:: WHAT THIS TASK INVOLVES ::
In the listing that follows, retype every line from the first through the one containing "0.074, 0.052, 0.068];". Pictures are to be left out.

:: SOURCE EXCERPT ::
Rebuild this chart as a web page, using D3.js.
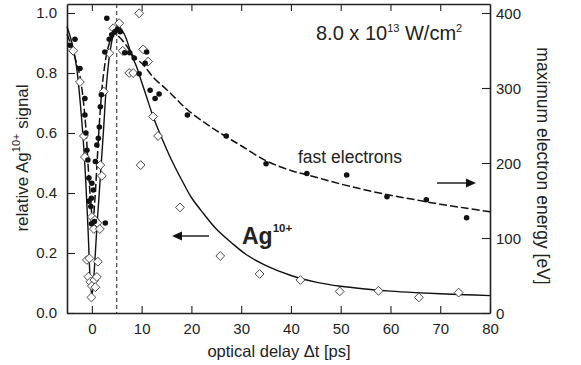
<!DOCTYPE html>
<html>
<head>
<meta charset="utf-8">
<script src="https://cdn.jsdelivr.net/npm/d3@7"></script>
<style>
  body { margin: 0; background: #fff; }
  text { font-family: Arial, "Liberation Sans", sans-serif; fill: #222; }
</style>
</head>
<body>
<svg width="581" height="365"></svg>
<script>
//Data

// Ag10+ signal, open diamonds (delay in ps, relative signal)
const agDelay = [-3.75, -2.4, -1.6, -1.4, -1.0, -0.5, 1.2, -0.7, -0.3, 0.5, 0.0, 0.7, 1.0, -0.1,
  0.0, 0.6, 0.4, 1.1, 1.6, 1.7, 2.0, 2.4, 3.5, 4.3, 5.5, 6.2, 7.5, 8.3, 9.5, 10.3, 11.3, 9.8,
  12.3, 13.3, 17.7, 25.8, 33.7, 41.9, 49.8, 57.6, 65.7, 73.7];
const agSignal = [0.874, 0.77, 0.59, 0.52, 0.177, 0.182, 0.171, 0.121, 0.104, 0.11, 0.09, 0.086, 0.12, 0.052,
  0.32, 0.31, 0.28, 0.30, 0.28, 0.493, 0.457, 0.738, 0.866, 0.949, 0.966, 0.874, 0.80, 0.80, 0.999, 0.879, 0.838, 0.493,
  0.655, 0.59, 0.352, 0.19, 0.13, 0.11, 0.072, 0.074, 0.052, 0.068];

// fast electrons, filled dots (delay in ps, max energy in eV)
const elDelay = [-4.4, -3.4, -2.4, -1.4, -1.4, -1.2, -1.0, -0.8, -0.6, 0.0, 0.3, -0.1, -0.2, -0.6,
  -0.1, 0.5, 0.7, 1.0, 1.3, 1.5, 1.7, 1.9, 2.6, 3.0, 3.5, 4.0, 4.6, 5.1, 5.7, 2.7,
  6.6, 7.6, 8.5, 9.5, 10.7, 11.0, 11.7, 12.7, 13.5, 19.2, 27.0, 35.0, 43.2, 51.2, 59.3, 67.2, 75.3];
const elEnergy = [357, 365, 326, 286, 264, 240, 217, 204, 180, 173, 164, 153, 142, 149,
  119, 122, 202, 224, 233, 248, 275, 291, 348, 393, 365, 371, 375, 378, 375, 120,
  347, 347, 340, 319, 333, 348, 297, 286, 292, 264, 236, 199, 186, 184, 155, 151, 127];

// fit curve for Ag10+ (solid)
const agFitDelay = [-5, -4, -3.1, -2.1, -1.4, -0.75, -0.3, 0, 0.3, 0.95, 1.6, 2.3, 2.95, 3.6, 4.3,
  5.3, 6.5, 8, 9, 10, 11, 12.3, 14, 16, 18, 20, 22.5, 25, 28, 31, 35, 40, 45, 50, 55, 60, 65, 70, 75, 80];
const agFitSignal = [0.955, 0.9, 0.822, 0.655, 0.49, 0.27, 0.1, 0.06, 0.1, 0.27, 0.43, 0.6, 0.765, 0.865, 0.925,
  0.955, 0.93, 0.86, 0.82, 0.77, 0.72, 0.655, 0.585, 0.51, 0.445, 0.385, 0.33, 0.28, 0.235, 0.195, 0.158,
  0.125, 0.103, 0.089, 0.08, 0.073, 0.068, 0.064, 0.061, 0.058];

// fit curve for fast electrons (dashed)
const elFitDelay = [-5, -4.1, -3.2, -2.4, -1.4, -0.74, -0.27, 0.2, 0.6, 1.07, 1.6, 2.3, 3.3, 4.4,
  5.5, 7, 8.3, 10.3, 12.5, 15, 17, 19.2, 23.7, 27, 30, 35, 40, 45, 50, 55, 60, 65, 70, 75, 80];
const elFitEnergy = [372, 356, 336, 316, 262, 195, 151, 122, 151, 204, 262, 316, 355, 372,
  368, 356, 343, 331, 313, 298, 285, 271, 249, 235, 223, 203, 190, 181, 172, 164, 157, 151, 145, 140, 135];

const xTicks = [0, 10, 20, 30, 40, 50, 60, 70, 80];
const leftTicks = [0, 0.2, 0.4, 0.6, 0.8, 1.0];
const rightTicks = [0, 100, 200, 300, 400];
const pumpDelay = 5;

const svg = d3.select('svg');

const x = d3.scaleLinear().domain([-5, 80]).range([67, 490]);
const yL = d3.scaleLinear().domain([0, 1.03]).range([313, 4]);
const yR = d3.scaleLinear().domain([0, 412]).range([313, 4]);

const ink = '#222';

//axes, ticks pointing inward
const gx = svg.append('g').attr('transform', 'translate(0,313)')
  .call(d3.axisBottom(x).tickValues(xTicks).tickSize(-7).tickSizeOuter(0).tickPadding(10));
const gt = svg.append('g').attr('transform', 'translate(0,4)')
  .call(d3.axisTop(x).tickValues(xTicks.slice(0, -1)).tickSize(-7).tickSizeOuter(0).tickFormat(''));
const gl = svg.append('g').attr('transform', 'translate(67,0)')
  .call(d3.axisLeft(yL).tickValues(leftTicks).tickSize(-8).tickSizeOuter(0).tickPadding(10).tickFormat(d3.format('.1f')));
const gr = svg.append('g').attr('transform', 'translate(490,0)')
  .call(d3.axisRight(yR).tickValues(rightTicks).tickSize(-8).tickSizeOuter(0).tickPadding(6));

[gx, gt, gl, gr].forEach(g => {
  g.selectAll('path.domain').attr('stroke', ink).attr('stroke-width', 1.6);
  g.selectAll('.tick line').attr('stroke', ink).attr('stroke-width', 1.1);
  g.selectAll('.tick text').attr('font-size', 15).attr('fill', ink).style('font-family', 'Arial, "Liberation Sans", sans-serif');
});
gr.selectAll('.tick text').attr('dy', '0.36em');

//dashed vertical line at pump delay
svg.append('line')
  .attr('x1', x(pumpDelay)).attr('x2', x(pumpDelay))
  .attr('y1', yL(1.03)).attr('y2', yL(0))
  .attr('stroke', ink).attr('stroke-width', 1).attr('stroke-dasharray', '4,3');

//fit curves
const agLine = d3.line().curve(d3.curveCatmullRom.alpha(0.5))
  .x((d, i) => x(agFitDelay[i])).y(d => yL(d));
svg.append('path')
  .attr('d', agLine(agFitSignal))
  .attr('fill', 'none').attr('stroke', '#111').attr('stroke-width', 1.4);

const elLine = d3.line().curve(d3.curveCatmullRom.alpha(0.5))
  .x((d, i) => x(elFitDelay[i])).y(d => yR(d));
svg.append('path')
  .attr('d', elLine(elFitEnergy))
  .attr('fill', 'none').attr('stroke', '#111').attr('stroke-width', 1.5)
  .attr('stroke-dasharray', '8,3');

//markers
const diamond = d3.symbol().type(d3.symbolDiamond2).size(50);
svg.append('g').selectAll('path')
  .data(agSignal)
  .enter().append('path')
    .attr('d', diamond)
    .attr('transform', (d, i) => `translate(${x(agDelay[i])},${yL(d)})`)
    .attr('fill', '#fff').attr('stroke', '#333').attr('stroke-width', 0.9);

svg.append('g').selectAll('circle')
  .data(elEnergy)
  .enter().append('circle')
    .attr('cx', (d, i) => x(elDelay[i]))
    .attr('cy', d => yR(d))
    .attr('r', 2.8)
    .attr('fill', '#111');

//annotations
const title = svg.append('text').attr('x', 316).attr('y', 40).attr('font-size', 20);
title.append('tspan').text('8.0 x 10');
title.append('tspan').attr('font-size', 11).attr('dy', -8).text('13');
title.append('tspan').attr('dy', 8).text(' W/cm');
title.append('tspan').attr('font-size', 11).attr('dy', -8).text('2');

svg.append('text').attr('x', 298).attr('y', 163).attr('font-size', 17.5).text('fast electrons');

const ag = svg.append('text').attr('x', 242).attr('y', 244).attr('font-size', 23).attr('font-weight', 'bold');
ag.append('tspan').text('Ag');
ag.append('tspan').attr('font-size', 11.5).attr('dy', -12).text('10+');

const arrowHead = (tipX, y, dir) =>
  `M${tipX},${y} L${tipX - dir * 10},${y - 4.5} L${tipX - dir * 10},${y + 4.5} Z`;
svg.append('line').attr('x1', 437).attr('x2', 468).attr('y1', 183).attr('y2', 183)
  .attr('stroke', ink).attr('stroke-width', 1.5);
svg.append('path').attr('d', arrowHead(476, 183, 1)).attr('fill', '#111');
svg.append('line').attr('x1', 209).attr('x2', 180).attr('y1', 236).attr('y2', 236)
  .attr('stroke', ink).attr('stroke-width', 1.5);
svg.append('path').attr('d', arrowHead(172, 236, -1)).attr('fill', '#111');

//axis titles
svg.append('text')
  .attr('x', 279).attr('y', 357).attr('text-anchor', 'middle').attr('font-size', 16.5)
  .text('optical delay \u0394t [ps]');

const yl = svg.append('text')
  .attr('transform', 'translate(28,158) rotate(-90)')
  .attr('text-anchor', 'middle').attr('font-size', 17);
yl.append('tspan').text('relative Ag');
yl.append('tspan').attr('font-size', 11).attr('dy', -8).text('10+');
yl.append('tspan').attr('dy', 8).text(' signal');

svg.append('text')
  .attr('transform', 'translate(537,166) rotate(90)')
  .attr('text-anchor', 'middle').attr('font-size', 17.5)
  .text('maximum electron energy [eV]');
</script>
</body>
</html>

:: THE RESULT ::
Rebuild this chart as a web page, using D3.js.
<!DOCTYPE html>
<html>
<head>
<meta charset="utf-8">
<script src="https://cdn.jsdelivr.net/npm/d3@7"></script>
<style>
  body { margin: 0; background: #fff; }
  text { font-family: Arial, "Liberation Sans", sans-serif; fill: #222; }
</style>
</head>
<body>
<svg width="581" height="365"></svg>
<script>
//Data

// Ag10+ signal, open diamonds (delay in ps, relative signal)
const agDelay = [-3.75, -2.4, -1.6, -1.4, -1.0, -0.5, 1.2, -0.7, -0.3, 0.5, 0.0, 0.7, 1.0, -0.1,
  0.0, 0.6, 0.4, 1.1, 1.6, 1.7, 2.0, 2.4, 3.5, 4.3, 5.5, 6.2, 7.5, 8.3, 9.5, 10.3, 11.3, 9.8,
  12.3, 13.3, 17.7, 25.8, 33.7, 41.9, 49.8, 57.6, 65.7, 73.7];
const agSignal = [0.874, 0.77, 0.59, 0.52, 0.177, 0.182, 0.171, 0.121, 0.104, 0.11, 0.09, 0.086, 0.12, 0.052,
  0.32, 0.31, 0.28, 0.30, 0.28, 0.493, 0.457, 0.738, 0.866, 0.949, 0.966, 0.874, 0.80, 0.80, 0.999, 0.879, 0.838, 0.493,
  0.655, 0.59, 0.352, 0.19, 0.13, 0.11, 0.072, 0.074, 0.052, 0.068];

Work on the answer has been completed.